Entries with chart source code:
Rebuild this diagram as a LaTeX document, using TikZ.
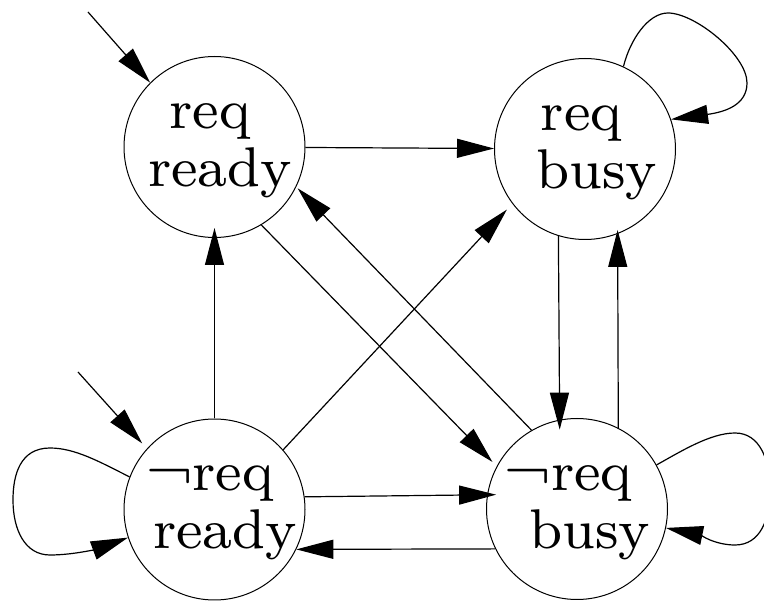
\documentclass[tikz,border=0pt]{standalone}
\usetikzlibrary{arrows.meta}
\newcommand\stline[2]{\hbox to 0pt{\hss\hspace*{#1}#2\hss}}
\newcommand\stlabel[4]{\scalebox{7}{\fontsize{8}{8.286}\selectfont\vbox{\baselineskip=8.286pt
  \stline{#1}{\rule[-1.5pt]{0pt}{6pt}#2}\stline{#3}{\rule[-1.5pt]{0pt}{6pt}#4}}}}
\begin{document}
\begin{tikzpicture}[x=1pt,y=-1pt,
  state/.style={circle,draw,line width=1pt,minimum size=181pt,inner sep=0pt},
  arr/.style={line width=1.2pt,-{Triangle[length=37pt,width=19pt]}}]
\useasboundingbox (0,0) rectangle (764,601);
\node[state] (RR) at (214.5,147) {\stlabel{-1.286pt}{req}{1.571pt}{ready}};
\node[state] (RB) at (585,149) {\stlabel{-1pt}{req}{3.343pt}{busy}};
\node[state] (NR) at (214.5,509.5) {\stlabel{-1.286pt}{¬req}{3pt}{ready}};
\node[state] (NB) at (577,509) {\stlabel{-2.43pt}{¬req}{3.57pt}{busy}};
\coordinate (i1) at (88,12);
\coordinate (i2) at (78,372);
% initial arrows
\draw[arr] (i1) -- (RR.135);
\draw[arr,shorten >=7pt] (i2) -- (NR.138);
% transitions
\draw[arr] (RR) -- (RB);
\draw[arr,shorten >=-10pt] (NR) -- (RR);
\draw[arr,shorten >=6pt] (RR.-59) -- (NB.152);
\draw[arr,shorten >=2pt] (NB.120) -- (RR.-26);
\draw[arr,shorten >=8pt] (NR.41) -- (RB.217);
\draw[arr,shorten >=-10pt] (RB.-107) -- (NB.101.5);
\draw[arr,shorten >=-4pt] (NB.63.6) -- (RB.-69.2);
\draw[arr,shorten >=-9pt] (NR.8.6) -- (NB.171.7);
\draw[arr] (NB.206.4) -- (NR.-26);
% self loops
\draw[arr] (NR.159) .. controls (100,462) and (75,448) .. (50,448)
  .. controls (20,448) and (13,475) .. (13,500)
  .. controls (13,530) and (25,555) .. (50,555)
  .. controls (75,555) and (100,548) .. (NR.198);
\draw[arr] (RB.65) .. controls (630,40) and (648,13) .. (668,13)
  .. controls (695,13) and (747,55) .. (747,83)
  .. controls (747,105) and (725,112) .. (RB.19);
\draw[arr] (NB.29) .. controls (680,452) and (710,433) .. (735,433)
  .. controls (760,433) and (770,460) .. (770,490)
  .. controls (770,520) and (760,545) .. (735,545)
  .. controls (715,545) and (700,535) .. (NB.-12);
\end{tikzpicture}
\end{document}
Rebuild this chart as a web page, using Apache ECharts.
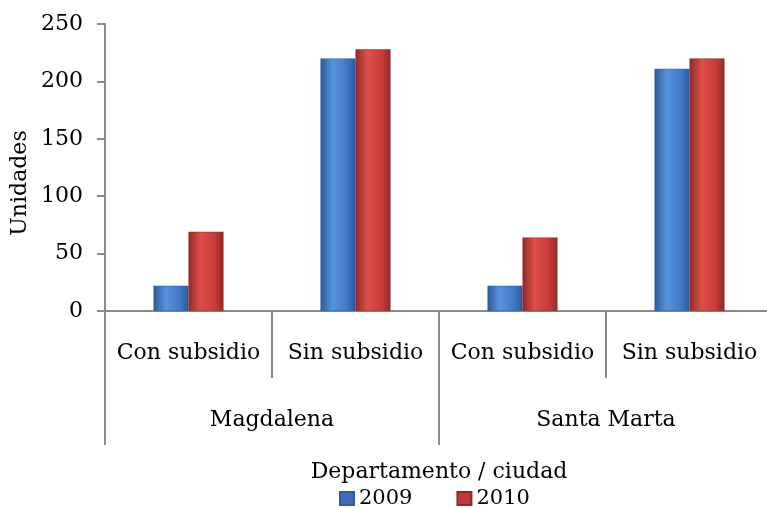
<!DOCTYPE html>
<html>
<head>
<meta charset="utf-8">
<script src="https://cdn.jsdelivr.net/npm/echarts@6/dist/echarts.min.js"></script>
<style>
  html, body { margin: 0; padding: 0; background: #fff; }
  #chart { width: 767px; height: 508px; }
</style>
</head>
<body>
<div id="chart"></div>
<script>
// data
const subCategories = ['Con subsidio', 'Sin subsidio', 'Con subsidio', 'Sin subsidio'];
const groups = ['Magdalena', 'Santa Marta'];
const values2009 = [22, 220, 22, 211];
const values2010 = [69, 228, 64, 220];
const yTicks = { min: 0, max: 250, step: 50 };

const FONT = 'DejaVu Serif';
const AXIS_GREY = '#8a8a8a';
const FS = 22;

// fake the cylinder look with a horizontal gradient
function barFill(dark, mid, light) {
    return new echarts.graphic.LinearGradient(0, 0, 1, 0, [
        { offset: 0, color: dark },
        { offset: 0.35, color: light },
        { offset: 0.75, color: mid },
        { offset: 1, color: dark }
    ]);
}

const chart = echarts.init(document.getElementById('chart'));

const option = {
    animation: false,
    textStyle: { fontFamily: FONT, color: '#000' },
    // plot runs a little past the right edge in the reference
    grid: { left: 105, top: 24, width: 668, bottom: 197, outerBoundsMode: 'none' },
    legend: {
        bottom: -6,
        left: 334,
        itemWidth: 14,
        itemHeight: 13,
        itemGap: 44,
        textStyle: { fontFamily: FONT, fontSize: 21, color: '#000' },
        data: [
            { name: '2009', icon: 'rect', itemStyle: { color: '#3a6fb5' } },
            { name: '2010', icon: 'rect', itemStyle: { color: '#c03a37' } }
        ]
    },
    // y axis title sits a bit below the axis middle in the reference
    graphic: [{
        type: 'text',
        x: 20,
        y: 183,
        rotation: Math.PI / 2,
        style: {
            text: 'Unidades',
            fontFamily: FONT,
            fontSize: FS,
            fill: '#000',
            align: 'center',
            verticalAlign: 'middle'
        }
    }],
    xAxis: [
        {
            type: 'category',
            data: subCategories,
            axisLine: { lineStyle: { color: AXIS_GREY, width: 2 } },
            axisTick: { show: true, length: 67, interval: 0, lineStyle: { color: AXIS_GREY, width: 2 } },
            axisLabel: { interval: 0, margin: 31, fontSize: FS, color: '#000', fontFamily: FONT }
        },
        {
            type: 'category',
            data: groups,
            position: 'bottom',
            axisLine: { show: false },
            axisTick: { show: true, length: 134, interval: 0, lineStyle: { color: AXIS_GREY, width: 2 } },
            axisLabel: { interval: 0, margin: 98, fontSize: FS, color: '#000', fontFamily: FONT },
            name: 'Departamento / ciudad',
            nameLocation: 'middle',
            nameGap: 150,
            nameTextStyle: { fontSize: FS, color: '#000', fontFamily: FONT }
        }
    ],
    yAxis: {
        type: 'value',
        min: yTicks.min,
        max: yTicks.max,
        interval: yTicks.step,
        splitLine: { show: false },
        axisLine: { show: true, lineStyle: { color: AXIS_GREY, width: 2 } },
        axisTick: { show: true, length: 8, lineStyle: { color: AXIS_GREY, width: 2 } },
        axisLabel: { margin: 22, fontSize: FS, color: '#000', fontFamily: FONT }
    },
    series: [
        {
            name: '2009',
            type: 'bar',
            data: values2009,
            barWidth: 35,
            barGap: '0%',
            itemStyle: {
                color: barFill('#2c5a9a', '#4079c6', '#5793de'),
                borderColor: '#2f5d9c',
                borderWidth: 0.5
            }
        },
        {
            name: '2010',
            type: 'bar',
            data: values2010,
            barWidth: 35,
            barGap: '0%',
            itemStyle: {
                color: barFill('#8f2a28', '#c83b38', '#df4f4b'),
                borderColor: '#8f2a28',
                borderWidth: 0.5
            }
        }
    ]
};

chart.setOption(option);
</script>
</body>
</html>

— DO THIS —
Without including the pictures, reproduce all entries exactly.

— SOLUTION FOR THIS PROBLEM —
Rebuild this diagram as a LaTeX document, using TikZ.
\documentclass[tikz,border=0pt]{standalone}
\usetikzlibrary{arrows.meta}
\newcommand\stline[2]{\hbox to 0pt{\hss\hspace*{#1}#2\hss}}
\newcommand\stlabel[4]{\scalebox{7}{\fontsize{8}{8.286}\selectfont\vbox{\baselineskip=8.286pt
  \stline{#1}{\rule[-1.5pt]{0pt}{6pt}#2}\stline{#3}{\rule[-1.5pt]{0pt}{6pt}#4}}}}
\begin{document}
\begin{tikzpicture}[x=1pt,y=-1pt,
  state/.style={circle,draw,line width=1pt,minimum size=181pt,inner sep=0pt},
  arr/.style={line width=1.2pt,-{Triangle[length=37pt,width=19pt]}}]
\useasboundingbox (0,0) rectangle (764,601);
\node[state] (RR) at (214.5,147) {\stlabel{-1.286pt}{req}{1.571pt}{ready}};
\node[state] (RB) at (585,149) {\stlabel{-1pt}{req}{3.343pt}{busy}};
\node[state] (NR) at (214.5,509.5) {\stlabel{-1.286pt}{¬req}{3pt}{ready}};
\node[state] (NB) at (577,509) {\stlabel{-2.43pt}{¬req}{3.57pt}{busy}};
\coordinate (i1) at (88,12);
\coordinate (i2) at (78,372);
% initial arrows
\draw[arr] (i1) -- (RR.135);
\draw[arr,shorten >=7pt] (i2) -- (NR.138);
% transitions
\draw[arr] (RR) -- (RB);
\draw[arr,shorten >=-10pt] (NR) -- (RR);
\draw[arr,shorten >=6pt] (RR.-59) -- (NB.152);
\draw[arr,shorten >=2pt] (NB.120) -- (RR.-26);
\draw[arr,shorten >=8pt] (NR.41) -- (RB.217);
\draw[arr,shorten >=-10pt] (RB.-107) -- (NB.101.5);
\draw[arr,shorten >=-4pt] (NB.63.6) -- (RB.-69.2);
\draw[arr,shorten >=-9pt] (NR.8.6) -- (NB.171.7);
\draw[arr] (NB.206.4) -- (NR.-26);
% self loops
\draw[arr] (NR.159) .. controls (100,462) and (75,448) .. (50,448)
  .. controls (20,448) and (13,475) .. (13,500)
  .. controls (13,530) and (25,555) .. (50,555)
  .. controls (75,555) and (100,548) .. (NR.198);
\draw[arr] (RB.65) .. controls (630,40) and (648,13) .. (668,13)
  .. controls (695,13) and (747,55) .. (747,83)
  .. controls (747,105) and (725,112) .. (RB.19);
\draw[arr] (NB.29) .. controls (680,452) and (710,433) .. (735,433)
  .. controls (760,433) and (770,460) .. (770,490)
  .. controls (770,520) and (760,545) .. (735,545)
  .. controls (715,545) and (700,535) .. (NB.-12);
\end{tikzpicture}
\end{document}
Rebuild this chart as a web page, using Apache ECharts.
<!DOCTYPE html>
<html>
<head>
<meta charset="utf-8">
<script src="https://cdn.jsdelivr.net/npm/echarts@6/dist/echarts.min.js"></script>
<style>
  html, body { margin: 0; padding: 0; background: #fff; }
  #chart { width: 767px; height: 508px; }
</style>
</head>
<body>
<div id="chart"></div>
<script>
// data
const subCategories = ['Con subsidio', 'Sin subsidio', 'Con subsidio', 'Sin subsidio'];
const groups = ['Magdalena', 'Santa Marta'];
const values2009 = [22, 220, 22, 211];
const values2010 = [69, 228, 64, 220];
const yTicks = { min: 0, max: 250, step: 50 };

const FONT = 'DejaVu Serif';
const AXIS_GREY = '#8a8a8a';
const FS = 22;

// fake the cylinder look with a horizontal gradient
function barFill(dark, mid, light) {
    return new echarts.graphic.LinearGradient(0, 0, 1, 0, [
        { offset: 0, color: dark },
        { offset: 0.35, color: light },
        { offset: 0.75, color: mid },
        { offset: 1, color: dark }
    ]);
}

const chart = echarts.init(document.getElementById('chart'));

const option = {
    animation: false,
    textStyle: { fontFamily: FONT, color: '#000' },
    // plot runs a little past the right edge in the reference
    grid: { left: 105, top: 24, width: 668, bottom: 197, outerBoundsMode: 'none' },
    legend: {
        bottom: -6,
        left: 334,
        itemWidth: 14,
        itemHeight: 13,
        itemGap: 44,
        textStyle: { fontFamily: FONT, fontSize: 21, color: '#000' },
        data: [
            { name: '2009', icon: 'rect', itemStyle: { color: '#3a6fb5' } },
            { name: '2010', icon: 'rect', itemStyle: { color: '#c03a37' } }
        ]
    },
    // y axis title sits a bit below the axis middle in the reference
    graphic: [{
        type: 'text',
        x: 20,
        y: 183,
        rotation: Math.PI / 2,
        style: {
            text: 'Unidades',
            fontFamily: FONT,
            fontSize: FS,
            fill: '#000',
            align: 'center',
            verticalAlign: 'middle'
        }
    }],
    xAxis: [
        {
            type: 'category',
            data: subCategories,
            axisLine: { lineStyle: { color: AXIS_GREY, width: 2 } },
            axisTick: { show: true, length: 67, interval: 0, lineStyle: { color: AXIS_GREY, width: 2 } },
            axisLabel: { interval: 0, margin: 31, fontSize: FS, color: '#000', fontFamily: FONT }
        },
        {
            type: 'category',
            data: groups,
            position: 'bottom',
            axisLine: { show: false },
            axisTick: { show: true, length: 134, interval: 0, lineStyle: { color: AXIS_GREY, width: 2 } },
            axisLabel: { interval: 0, margin: 98, fontSize: FS, color: '#000', fontFamily: FONT },
            name: 'Departamento / ciudad',
            nameLocation: 'middle',
            nameGap: 150,
            nameTextStyle: { fontSize: FS, color: '#000', fontFamily: FONT }
        }
    ],
    yAxis: {
        type: 'value',
        min: yTicks.min,
        max: yTicks.max,
        interval: yTicks.step,
        splitLine: { show: false },
        axisLine: { show: true, lineStyle: { color: AXIS_GREY, width: 2 } },
        axisTick: { show: true, length: 8, lineStyle: { color: AXIS_GREY, width: 2 } },
        axisLabel: { margin: 22, fontSize: FS, color: '#000', fontFamily: FONT }
    },
    series: [
        {
            name: '2009',
            type: 'bar',
            data: values2009,
            barWidth: 35,
            barGap: '0%',
            itemStyle: {
                color: barFill('#2c5a9a', '#4079c6', '#5793de'),
                borderColor: '#2f5d9c',
                borderWidth: 0.5
            }
        },
        {
            name: '2010',
            type: 'bar',
            data: values2010,
            barWidth: 35,
            barGap: '0%',
            itemStyle: {
                color: barFill('#8f2a28', '#c83b38', '#df4f4b'),
                borderColor: '#8f2a28',
                borderWidth: 0.5
            }
        }
    ]
};

chart.setOption(option);
</script>
</body>
</html>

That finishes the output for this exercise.